NYT Connections answers for November 22 (puzzle #895)

See the four groups, category titles, and full word lists for today’s NYT Connections puzzle #895.

By Shivam Malani 3 min read
NYT Connections answers for November 22 (puzzle #895)

Today’s NYT Connections wall leans hard on short phrases and wordplay: tiny quantities, nautical slang, tropical produce, and a set of “deals” hiding in plain sight. If you’ve cleared some of the board but keep running into trap guesses, lining everything up by category makes the grid much easier to read.


Quick reference: today’s four Connections groups (#895)

Color Category title Words in the group Shared idea
Yellow Little Bit Dab, Drop, Splash, Touch Very small amounts of something
Green Sailor Salty Dog, Skipper, Swab, Tar People who work or live at sea (or slang for them)
Blue Tropical Fruits/Vegetables Bitter Melon, Chayote, Durian, Soursop Edible plants from tropical climates
Purple ____ Deal Big, Plea, Raw, Sweetheart Words that complete common “___ deal” phrases

Yellow group (easiest): Little Bit

The yellow set collects four words you’d use for a very small amount of something—usually a liquid or a figurative “dose” of an experience:

  • Dab – a tiny smear or application, like a dab of paint or ointment.
  • Drop – a single bead of liquid, or by extension a very small quantity.
  • Splash – in recipes or drinks, a small, imprecise pour.
  • Touch – “a touch of” salt, humor, or color: just enough to notice.

None of these are precise measurements. The link is the informal idea of “just a little.” If you tried to park them with water or other liquids, the presence of Touch should have been the tell that the theme is size, not substance.


Green group: Sailor

Green steps out to sea with four ways to refer to people on ships. Some are job titles, others are pure slang:

  • Salty Dog – an old-fashioned term for an experienced, often gruff sailor.
  • Skipper – the captain or person in command of a boat.
  • Swab – a sailor who does cleaning and basic deck work; also a verb for that work.
  • Tar – short for “tarpaulin,” historically used as a nickname for British sailors.

If you were tempted to bundle Salty Dog with food or drink (there’s also a cocktail by that name), the presence of clearly nautical terms like Swab and Skipper narrows the reading to seafaring roles and nicknames.


Blue group: Tropical fruits and vegetables

The blue set is where the puzzle starts leaning on food knowledge.
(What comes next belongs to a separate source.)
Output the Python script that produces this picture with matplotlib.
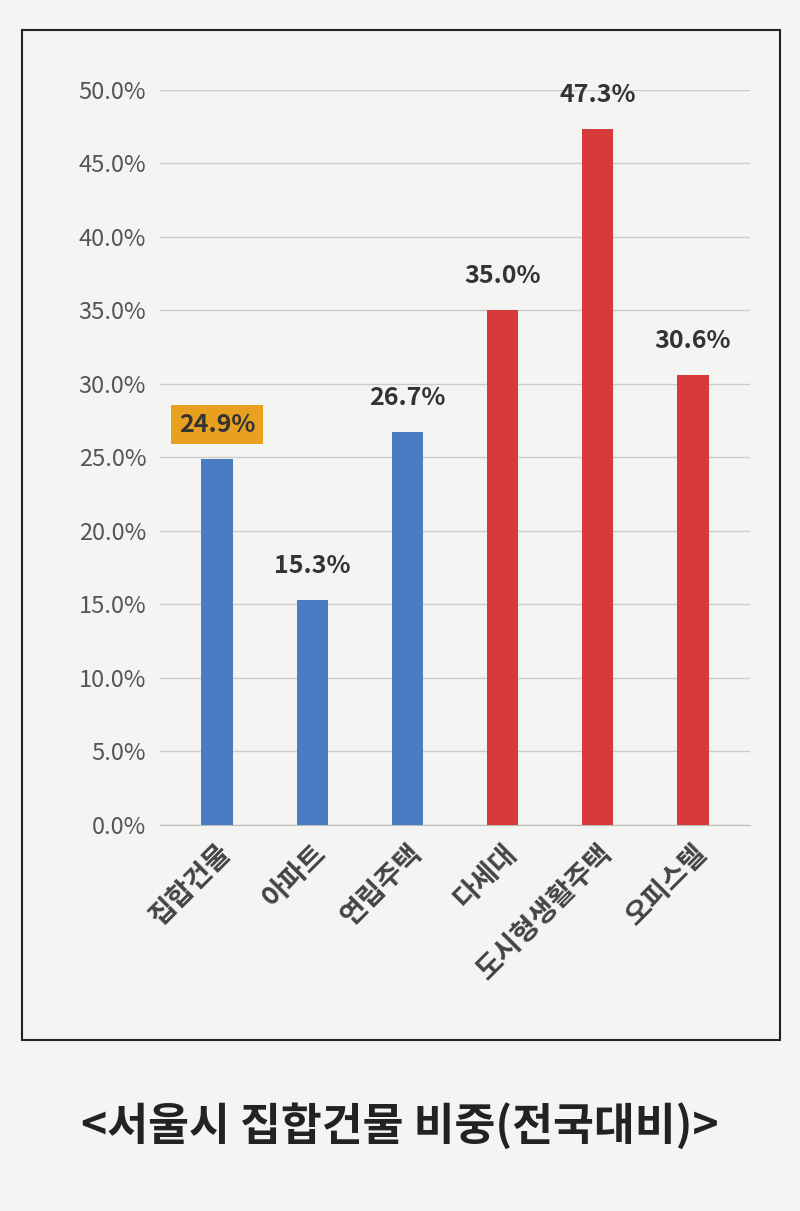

All four entries are edible plants with roots in tropical or subtropical regions:

  • Bitter Melon – a bumpy, elongated gourd, used in many Asian cuisines and known for its sharp bitterness.
  • Chayote – a pale green squash with a mild flavor, common in Latin American and Caribbean cooking.
  • Durian – a large, spiky fruit famous for its strong smell and rich, custard-like flesh.
  • Soursop – a spiny, green fruit with tangy, creamy pulp, often used in drinks and desserts.

All four can be grouped simply as “tropical fruits/vegetables.” The trick is that they’re not everyday supermarket staples for many players, so this category often falls later in the solve after the clearer language-based sets are out of the way.


Purple group (hardest): “____ Deal” wordplay

Purple finishes the grid with a structural theme rather than a shared meaning. Each word plugs into the blank in a common two-word phrase ending in “deal”:

  • Bigbig deal
  • Pleaplea deal
  • Rawraw deal
  • Sweetheartsweetheart deal

Nothing about the four words themselves obviously ties together—one is size, one is legal jargon, one is about fairness, and one is a term of affection. The only consistent move is to imagine the blank after each and drop “deal” into place. This kind of pattern is typical for the hardest Connections group: the words don’t share a topic so much as a hidden construction.


With those four groups locked in, puzzle #895 breaks down cleanly: a row of tiny quantities, a crew of sailors, a basket of tropical produce, and four different spins on making a deal. If anything on the grid was still nagging at you, it usually comes from trying to force the food items into other categories or missing the “blank plus deal” structure in purple. Once you see those, the wall folds quickly.